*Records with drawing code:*

[START]

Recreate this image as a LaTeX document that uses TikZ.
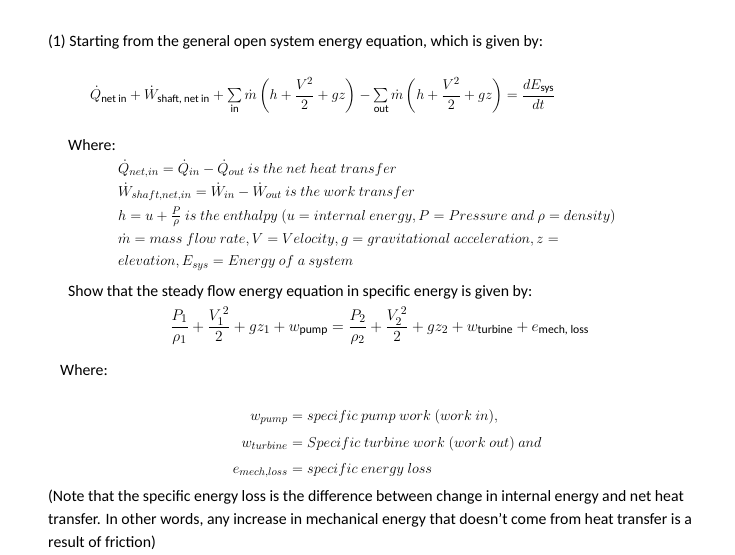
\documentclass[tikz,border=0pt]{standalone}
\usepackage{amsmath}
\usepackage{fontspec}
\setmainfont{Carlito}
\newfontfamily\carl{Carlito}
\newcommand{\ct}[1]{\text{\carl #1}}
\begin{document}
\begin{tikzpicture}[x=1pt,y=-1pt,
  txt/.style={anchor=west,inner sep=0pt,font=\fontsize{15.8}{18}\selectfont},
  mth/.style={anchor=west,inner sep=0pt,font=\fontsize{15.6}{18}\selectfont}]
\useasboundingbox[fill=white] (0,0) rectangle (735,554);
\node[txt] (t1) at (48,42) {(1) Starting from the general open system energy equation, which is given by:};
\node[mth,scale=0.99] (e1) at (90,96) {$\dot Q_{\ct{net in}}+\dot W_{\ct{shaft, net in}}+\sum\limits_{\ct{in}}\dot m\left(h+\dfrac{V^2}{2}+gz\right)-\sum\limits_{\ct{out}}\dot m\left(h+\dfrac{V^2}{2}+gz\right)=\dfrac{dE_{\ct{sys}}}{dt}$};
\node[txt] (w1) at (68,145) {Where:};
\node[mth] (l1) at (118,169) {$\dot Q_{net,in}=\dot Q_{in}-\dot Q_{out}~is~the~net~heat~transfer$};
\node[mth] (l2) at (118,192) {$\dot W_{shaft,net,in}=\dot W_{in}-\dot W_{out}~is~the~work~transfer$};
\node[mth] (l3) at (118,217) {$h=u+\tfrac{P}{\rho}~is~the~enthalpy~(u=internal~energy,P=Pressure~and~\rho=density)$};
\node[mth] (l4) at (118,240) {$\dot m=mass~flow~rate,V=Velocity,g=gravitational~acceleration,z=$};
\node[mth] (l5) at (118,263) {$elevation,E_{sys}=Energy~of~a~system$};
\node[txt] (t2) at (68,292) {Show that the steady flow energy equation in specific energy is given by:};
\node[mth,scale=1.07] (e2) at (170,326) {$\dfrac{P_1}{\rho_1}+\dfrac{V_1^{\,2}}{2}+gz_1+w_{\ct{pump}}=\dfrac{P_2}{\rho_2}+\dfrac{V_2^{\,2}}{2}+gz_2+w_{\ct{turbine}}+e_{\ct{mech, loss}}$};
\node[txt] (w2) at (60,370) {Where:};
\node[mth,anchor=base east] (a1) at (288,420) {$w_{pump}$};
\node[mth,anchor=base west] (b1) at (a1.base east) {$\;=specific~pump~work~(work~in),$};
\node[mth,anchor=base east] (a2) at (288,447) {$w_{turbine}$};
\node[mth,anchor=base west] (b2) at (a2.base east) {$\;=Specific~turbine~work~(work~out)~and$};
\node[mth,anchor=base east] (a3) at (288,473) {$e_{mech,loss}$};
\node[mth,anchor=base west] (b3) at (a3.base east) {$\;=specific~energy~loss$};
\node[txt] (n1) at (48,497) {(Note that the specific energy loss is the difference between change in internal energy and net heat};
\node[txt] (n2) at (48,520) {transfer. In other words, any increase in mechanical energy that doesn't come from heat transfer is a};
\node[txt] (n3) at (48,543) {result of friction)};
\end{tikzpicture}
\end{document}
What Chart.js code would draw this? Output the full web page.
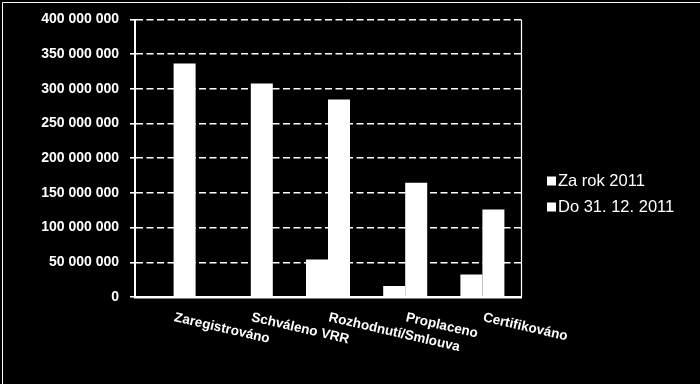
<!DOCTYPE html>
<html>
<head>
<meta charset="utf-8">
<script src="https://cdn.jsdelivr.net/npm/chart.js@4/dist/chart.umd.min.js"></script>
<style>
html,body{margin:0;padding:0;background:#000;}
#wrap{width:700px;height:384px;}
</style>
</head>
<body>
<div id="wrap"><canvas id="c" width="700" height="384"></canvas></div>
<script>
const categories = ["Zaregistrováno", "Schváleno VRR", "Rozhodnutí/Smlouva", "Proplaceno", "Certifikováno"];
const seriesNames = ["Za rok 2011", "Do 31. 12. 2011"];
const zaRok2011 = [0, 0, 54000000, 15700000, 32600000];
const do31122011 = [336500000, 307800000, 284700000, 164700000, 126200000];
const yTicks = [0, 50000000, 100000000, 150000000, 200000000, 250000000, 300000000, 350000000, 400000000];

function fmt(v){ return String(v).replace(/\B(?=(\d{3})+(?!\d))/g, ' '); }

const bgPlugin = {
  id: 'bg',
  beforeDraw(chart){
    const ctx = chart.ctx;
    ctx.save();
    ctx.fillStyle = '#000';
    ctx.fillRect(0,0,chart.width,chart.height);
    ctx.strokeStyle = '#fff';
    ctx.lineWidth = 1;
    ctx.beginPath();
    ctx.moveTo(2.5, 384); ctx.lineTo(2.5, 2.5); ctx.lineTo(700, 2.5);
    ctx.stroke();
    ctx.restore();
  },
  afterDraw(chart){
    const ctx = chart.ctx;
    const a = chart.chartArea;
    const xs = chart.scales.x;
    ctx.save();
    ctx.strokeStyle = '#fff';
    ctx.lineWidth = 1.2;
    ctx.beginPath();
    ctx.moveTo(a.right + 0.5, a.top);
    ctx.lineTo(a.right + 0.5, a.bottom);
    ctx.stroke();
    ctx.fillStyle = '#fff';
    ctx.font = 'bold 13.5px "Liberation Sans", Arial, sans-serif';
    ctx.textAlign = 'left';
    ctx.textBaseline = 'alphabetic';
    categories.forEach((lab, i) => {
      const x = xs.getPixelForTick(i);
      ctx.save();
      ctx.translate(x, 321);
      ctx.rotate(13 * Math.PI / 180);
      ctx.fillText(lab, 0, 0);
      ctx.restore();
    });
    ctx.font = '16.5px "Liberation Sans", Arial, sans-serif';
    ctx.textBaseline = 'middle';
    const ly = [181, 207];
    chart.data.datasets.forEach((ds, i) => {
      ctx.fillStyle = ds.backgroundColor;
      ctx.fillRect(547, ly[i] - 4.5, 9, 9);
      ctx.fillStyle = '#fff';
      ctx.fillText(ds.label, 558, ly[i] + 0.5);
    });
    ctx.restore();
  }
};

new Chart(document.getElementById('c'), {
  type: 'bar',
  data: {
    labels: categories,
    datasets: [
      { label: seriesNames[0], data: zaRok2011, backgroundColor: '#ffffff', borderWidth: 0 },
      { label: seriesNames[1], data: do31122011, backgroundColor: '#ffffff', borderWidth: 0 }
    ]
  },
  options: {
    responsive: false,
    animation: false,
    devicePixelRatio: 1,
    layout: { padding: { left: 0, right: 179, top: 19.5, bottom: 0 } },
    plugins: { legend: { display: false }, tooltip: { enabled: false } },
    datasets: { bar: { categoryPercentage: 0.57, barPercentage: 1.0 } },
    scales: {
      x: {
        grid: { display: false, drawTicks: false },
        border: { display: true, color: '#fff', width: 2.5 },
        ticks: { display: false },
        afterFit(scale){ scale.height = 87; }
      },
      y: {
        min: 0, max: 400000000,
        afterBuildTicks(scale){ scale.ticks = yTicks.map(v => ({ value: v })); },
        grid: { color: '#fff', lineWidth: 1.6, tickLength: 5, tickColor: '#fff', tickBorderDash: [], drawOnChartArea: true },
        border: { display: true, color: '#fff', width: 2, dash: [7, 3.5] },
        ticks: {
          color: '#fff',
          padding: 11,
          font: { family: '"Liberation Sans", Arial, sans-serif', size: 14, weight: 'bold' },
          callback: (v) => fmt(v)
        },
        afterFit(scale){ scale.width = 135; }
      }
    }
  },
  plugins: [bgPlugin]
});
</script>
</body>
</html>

[END]

Repeat the entries exactly. Pictures are excluded from the copy.

Recreate this image as a LaTeX document that uses TikZ.
\documentclass[tikz,border=0pt]{standalone}
\usepackage{amsmath}
\usepackage{fontspec}
\setmainfont{Carlito}
\newfontfamily\carl{Carlito}
\newcommand{\ct}[1]{\text{\carl #1}}
\begin{document}
\begin{tikzpicture}[x=1pt,y=-1pt,
  txt/.style={anchor=west,inner sep=0pt,font=\fontsize{15.8}{18}\selectfont},
  mth/.style={anchor=west,inner sep=0pt,font=\fontsize{15.6}{18}\selectfont}]
\useasboundingbox[fill=white] (0,0) rectangle (735,554);
\node[txt] (t1) at (48,42) {(1) Starting from the general open system energy equation, which is given by:};
\node[mth,scale=0.99] (e1) at (90,96) {$\dot Q_{\ct{net in}}+\dot W_{\ct{shaft, net in}}+\sum\limits_{\ct{in}}\dot m\left(h+\dfrac{V^2}{2}+gz\right)-\sum\limits_{\ct{out}}\dot m\left(h+\dfrac{V^2}{2}+gz\right)=\dfrac{dE_{\ct{sys}}}{dt}$};
\node[txt] (w1) at (68,145) {Where:};
\node[mth] (l1) at (118,169) {$\dot Q_{net,in}=\dot Q_{in}-\dot Q_{out}~is~the~net~heat~transfer$};
\node[mth] (l2) at (118,192) {$\dot W_{shaft,net,in}=\dot W_{in}-\dot W_{out}~is~the~work~transfer$};
\node[mth] (l3) at (118,217) {$h=u+\tfrac{P}{\rho}~is~the~enthalpy~(u=internal~energy,P=Pressure~and~\rho=density)$};
\node[mth] (l4) at (118,240) {$\dot m=mass~flow~rate,V=Velocity,g=gravitational~acceleration,z=$};
\node[mth] (l5) at (118,263) {$elevation,E_{sys}=Energy~of~a~system$};
\node[txt] (t2) at (68,292) {Show that the steady flow energy equation in specific energy is given by:};
\node[mth,scale=1.07] (e2) at (170,326) {$\dfrac{P_1}{\rho_1}+\dfrac{V_1^{\,2}}{2}+gz_1+w_{\ct{pump}}=\dfrac{P_2}{\rho_2}+\dfrac{V_2^{\,2}}{2}+gz_2+w_{\ct{turbine}}+e_{\ct{mech, loss}}$};
\node[txt] (w2) at (60,370) {Where:};
\node[mth,anchor=base east] (a1) at (288,420) {$w_{pump}$};
\node[mth,anchor=base west] (b1) at (a1.base east) {$\;=specific~pump~work~(work~in),$};
\node[mth,anchor=base east] (a2) at (288,447) {$w_{turbine}$};
\node[mth,anchor=base west] (b2) at (a2.base east) {$\;=Specific~turbine~work~(work~out)~and$};
\node[mth,anchor=base east] (a3) at (288,473) {$e_{mech,loss}$};
\node[mth,anchor=base west] (b3) at (a3.base east) {$\;=specific~energy~loss$};
\node[txt] (n1) at (48,497) {(Note that the specific energy loss is the difference between change in internal energy and net heat};
\node[txt] (n2) at (48,520) {transfer. In other words, any increase in mechanical energy that doesn't come from heat transfer is a};
\node[txt] (n3) at (48,543) {result of friction)};
\end{tikzpicture}
\end{document}
What Chart.js code would draw this? Output the full web page.
<!DOCTYPE html>
<html>
<head>
<meta charset="utf-8">
<script src="https://cdn.jsdelivr.net/npm/chart.js@4/dist/chart.umd.min.js"></script>
<style>
html,body{margin:0;padding:0;background:#000;}
#wrap{width:700px;height:384px;}
</style>
</head>
<body>
<div id="wrap"><canvas id="c" width="700" height="384"></canvas></div>
<script>
const categories = ["Zaregistrováno", "Schváleno VRR", "Rozhodnutí/Smlouva", "Proplaceno", "Certifikováno"];
const seriesNames = ["Za rok 2011", "Do 31. 12. 2011"];
const zaRok2011 = [0, 0, 54000000, 15700000, 32600000];
const do31122011 = [336500000, 307800000, 284700000, 164700000, 126200000];
const yTicks = [0, 50000000, 100000000, 150000000, 200000000, 250000000, 300000000, 350000000, 400000000];

function fmt(v){ return String(v).replace(/\B(?=(\d{3})+(?!\d))/g, ' '); }

const bgPlugin = {
  id: 'bg',
  beforeDraw(chart){
    const ctx = chart.ctx;
    ctx.save();
    ctx.fillStyle = '#000';
    ctx.fillRect(0,0,chart.width,chart.height);
    ctx.strokeStyle = '#fff';
    ctx.lineWidth = 1;
    ctx.beginPath();
    ctx.moveTo(2.5, 384); ctx.lineTo(2.5, 2.5); ctx.lineTo(700, 2.5);
    ctx.stroke();
    ctx.restore();
  },
  afterDraw(chart){
    const ctx = chart.ctx;
    const a = chart.chartArea;
    const xs = chart.scales.x;
    ctx.save();
    ctx.strokeStyle = '#fff';
    ctx.lineWidth = 1.2;
    ctx.beginPath();
    ctx.moveTo(a.right + 0.5, a.top);
    ctx.lineTo(a.right + 0.5, a.bottom);
    ctx.stroke();
    ctx.fillStyle = '#fff';
    ctx.font = 'bold 13.5px "Liberation Sans", Arial, sans-serif';
    ctx.textAlign = 'left';
    ctx.textBaseline = 'alphabetic';
    categories.forEach((lab, i) => {
      const x = xs.getPixelForTick(i);
      ctx.save();
      ctx.translate(x, 321);
      ctx.rotate(13 * Math.PI / 180);
      ctx.fillText(lab, 0, 0);
      ctx.restore();
    });
    ctx.font = '16.5px "Liberation Sans", Arial, sans-serif';
    ctx.textBaseline = 'middle';
    const ly = [181, 207];
    chart.data.datasets.forEach((ds, i) => {
      ctx.fillStyle = ds.backgroundColor;
      ctx.fillRect(547, ly[i] - 4.5, 9, 9);
      ctx.fillStyle = '#fff';
      ctx.fillText(ds.label, 558, ly[i] + 0.5);
    });
    ctx.restore();
  }
};

new Chart(document.getElementById('c'), {
  type: 'bar',
  data: {
    labels: categories,
    datasets: [
      { label: seriesNames[0], data: zaRok2011, backgroundColor: '#ffffff', borderWidth: 0 },
      { label: seriesNames[1], data: do31122011, backgroundColor: '#ffffff', borderWidth: 0 }
    ]
  },
  options: {
    responsive: false,
    animation: false,
    devicePixelRatio: 1,
    layout: { padding: { left: 0, right: 179, top: 19.5, bottom: 0 } },
    plugins: { legend: { display: false }, tooltip: { enabled: false } },
    datasets: { bar: { categoryPercentage: 0.57, barPercentage: 1.0 } },
    scales: {
      x: {
        grid: { display: false, drawTicks: false },
        border: { display: true, color: '#fff', width: 2.5 },
        ticks: { display: false },
        afterFit(scale){ scale.height = 87; }
      },
      y: {
        min: 0, max: 400000000,
        afterBuildTicks(scale){ scale.ticks = yTicks.map(v => ({ value: v })); },
        grid: { color: '#fff', lineWidth: 1.6, tickLength: 5, tickColor: '#fff', tickBorderDash: [], drawOnChartArea: true },
        border: { display: true, color: '#fff', width: 2, dash: [7, 3.5] },
        ticks: {
          color: '#fff',
          padding: 11,
          font: { family: '"Liberation Sans", Arial, sans-serif', size: 14, weight: 'bold' },
          callback: (v) => fmt(v)
        },
        afterFit(scale){ scale.width = 135; }
      }
    }
  },
  plugins: [bgPlugin]
});
</script>
</body>
</html>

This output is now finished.